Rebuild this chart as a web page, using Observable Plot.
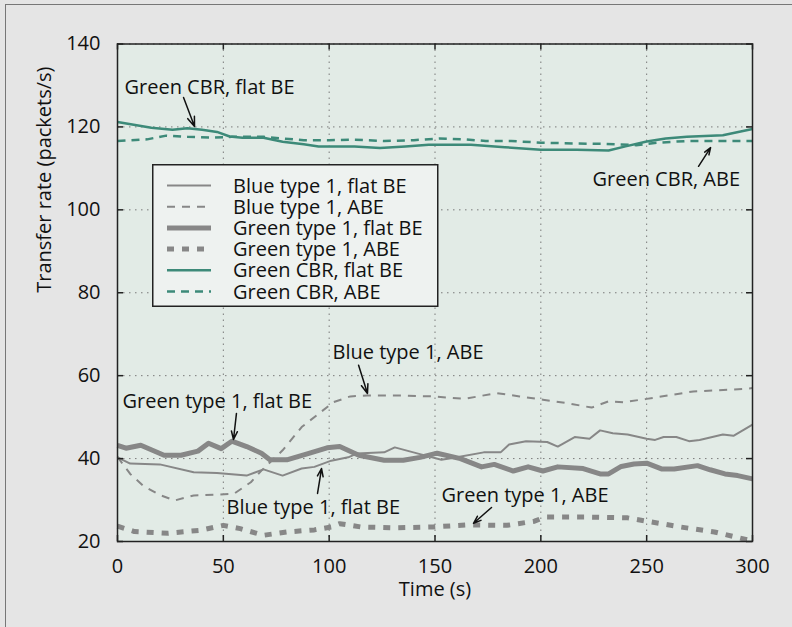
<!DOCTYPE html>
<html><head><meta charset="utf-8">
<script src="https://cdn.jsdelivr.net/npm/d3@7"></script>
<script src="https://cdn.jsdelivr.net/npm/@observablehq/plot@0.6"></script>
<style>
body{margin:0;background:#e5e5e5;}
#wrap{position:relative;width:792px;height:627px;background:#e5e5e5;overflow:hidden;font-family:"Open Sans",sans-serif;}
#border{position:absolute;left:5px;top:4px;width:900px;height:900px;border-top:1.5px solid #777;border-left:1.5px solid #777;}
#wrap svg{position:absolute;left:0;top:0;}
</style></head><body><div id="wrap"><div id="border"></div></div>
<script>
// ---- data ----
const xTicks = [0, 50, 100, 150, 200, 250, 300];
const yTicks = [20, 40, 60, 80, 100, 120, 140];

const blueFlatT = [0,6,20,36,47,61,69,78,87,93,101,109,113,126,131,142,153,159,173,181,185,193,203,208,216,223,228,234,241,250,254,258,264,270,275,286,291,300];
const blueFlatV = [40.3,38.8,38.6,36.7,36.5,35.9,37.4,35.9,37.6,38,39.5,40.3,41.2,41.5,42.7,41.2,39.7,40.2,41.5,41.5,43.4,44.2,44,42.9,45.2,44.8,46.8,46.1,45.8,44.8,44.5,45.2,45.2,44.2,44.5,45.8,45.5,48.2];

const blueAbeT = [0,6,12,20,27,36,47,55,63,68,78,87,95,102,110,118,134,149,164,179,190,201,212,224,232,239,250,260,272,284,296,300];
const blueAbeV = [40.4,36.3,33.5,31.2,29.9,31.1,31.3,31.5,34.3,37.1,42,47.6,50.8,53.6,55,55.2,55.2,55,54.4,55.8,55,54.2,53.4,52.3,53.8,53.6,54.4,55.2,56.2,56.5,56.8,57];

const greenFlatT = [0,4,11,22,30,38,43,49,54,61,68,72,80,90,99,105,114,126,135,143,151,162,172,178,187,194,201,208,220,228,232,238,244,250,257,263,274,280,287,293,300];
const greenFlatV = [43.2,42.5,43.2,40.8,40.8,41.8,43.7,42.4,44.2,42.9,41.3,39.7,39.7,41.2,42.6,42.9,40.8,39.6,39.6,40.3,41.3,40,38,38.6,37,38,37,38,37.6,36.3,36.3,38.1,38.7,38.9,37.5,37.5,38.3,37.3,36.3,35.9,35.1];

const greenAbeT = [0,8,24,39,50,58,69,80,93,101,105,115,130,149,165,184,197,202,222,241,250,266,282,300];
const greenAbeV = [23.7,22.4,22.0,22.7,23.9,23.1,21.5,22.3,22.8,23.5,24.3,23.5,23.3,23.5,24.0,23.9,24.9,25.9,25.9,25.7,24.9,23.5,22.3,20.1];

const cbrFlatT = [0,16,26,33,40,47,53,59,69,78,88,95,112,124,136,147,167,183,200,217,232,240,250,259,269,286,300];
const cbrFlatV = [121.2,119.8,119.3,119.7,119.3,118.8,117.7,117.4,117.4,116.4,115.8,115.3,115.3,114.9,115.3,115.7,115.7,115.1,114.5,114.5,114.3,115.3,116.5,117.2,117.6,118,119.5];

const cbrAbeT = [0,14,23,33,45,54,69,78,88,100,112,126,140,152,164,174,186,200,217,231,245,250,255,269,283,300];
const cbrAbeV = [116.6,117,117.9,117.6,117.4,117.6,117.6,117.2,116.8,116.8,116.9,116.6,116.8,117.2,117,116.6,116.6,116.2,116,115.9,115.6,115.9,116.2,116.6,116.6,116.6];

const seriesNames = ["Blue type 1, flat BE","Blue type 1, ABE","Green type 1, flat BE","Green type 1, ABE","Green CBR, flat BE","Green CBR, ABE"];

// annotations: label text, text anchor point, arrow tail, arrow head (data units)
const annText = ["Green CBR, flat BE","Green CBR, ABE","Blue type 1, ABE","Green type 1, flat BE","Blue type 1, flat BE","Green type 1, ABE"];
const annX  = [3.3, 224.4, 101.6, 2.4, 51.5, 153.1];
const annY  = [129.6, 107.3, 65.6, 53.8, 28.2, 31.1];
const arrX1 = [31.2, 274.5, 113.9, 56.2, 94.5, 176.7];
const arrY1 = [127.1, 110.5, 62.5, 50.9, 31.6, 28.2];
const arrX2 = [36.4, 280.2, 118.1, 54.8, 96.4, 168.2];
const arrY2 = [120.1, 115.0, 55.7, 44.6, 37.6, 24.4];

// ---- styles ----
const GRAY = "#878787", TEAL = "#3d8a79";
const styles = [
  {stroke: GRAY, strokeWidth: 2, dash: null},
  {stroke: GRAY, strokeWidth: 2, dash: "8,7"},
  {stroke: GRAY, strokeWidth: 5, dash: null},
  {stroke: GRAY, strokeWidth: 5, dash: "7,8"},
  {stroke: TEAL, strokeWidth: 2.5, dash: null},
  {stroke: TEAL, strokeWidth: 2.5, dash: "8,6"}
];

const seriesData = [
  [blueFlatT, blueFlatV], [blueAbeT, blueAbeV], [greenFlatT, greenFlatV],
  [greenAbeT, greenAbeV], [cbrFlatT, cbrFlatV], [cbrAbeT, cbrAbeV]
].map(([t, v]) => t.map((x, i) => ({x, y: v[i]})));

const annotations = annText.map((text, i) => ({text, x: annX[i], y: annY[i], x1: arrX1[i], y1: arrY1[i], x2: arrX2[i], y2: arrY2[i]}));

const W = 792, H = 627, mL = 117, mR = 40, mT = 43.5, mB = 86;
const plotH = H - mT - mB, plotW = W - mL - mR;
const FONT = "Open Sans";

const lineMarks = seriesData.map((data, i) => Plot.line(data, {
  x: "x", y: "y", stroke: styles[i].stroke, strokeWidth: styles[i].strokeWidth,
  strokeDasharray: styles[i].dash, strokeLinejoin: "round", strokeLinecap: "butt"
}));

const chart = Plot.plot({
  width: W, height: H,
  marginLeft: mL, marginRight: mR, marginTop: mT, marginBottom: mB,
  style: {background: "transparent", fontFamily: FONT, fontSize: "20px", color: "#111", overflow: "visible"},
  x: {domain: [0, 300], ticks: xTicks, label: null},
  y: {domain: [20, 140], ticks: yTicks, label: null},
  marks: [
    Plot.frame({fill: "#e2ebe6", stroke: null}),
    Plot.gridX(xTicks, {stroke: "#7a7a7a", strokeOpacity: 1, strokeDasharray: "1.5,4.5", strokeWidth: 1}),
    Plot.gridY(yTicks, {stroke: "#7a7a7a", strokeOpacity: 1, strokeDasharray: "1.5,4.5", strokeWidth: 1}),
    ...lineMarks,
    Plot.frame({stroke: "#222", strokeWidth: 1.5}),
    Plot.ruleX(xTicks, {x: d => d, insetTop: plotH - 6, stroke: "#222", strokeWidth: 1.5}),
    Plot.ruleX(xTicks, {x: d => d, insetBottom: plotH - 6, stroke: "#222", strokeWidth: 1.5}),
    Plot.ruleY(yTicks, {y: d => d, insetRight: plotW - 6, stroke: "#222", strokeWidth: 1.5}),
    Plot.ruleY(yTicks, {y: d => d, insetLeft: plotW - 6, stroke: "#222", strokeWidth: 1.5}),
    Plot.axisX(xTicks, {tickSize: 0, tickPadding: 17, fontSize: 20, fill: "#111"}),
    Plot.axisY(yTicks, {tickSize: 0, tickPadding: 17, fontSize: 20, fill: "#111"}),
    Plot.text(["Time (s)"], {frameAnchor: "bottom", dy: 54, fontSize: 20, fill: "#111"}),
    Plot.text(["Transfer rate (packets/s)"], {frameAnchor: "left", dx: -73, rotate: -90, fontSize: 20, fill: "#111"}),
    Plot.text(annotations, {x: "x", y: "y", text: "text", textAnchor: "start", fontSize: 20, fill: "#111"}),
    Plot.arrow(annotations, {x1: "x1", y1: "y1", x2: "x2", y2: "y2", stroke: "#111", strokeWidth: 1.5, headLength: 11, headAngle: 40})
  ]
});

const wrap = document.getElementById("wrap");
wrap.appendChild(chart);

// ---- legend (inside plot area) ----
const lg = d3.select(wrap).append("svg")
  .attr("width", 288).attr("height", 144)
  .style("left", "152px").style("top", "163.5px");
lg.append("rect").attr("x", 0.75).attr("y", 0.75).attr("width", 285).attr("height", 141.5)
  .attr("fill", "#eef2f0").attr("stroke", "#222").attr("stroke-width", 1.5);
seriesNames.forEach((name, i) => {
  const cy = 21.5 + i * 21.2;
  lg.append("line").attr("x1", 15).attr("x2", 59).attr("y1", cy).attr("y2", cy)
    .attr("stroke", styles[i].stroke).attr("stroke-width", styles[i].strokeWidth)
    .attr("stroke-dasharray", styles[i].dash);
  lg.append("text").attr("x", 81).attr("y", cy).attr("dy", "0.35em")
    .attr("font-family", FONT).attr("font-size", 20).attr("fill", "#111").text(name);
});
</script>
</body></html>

---

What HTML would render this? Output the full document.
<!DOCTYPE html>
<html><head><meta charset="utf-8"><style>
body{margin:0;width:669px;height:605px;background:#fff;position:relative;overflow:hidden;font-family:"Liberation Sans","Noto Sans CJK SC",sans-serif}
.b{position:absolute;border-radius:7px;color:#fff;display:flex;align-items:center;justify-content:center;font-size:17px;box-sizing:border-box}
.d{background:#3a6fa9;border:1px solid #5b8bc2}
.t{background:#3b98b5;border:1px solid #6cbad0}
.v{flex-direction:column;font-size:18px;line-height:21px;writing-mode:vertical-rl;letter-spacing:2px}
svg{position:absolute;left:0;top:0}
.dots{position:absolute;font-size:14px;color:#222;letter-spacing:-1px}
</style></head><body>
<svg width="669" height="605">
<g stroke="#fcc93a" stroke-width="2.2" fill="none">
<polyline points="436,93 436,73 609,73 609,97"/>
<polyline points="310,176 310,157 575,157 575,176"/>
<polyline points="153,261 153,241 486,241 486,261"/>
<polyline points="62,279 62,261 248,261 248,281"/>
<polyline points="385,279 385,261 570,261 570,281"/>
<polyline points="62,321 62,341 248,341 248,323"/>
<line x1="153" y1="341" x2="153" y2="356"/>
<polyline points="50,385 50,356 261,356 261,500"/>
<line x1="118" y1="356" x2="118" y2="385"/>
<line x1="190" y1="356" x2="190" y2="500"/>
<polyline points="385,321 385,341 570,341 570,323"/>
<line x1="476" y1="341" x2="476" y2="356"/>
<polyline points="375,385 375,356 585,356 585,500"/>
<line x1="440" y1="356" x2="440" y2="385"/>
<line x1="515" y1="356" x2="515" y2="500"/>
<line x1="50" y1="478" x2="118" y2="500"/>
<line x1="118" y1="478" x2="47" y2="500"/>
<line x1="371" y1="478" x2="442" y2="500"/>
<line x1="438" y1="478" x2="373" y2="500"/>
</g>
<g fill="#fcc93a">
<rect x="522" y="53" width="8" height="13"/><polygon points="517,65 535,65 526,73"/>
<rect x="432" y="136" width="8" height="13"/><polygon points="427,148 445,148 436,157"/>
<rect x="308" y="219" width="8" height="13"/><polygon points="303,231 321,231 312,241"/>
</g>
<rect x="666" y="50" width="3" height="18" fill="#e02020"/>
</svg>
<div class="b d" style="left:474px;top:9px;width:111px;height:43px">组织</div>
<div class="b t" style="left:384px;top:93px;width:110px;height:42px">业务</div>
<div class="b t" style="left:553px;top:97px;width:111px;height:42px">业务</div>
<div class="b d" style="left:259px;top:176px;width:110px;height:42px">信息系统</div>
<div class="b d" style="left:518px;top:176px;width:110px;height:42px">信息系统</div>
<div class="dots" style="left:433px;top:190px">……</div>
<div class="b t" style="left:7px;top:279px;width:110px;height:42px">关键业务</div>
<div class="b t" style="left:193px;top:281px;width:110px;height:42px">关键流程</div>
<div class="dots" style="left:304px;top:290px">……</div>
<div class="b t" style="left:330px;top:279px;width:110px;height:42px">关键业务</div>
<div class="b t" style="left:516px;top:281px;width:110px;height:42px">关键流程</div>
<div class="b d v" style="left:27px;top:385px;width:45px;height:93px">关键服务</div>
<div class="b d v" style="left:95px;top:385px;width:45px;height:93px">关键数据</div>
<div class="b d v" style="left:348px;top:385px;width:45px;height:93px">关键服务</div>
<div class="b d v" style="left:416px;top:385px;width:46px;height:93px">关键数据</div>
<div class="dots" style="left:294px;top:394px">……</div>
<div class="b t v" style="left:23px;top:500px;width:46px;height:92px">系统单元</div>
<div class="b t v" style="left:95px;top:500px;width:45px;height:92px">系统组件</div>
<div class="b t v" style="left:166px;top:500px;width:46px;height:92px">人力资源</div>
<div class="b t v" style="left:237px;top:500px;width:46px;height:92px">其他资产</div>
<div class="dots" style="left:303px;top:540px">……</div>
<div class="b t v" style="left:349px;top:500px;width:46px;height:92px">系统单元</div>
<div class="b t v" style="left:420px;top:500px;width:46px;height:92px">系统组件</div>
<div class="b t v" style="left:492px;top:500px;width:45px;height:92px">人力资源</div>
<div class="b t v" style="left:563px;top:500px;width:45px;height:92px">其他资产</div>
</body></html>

Given problem → Return all lines with the word "this" in them.

Finished task →
Rebuild this chart as a web page, using Observable Plot.
What HTML would render this? Output the full document.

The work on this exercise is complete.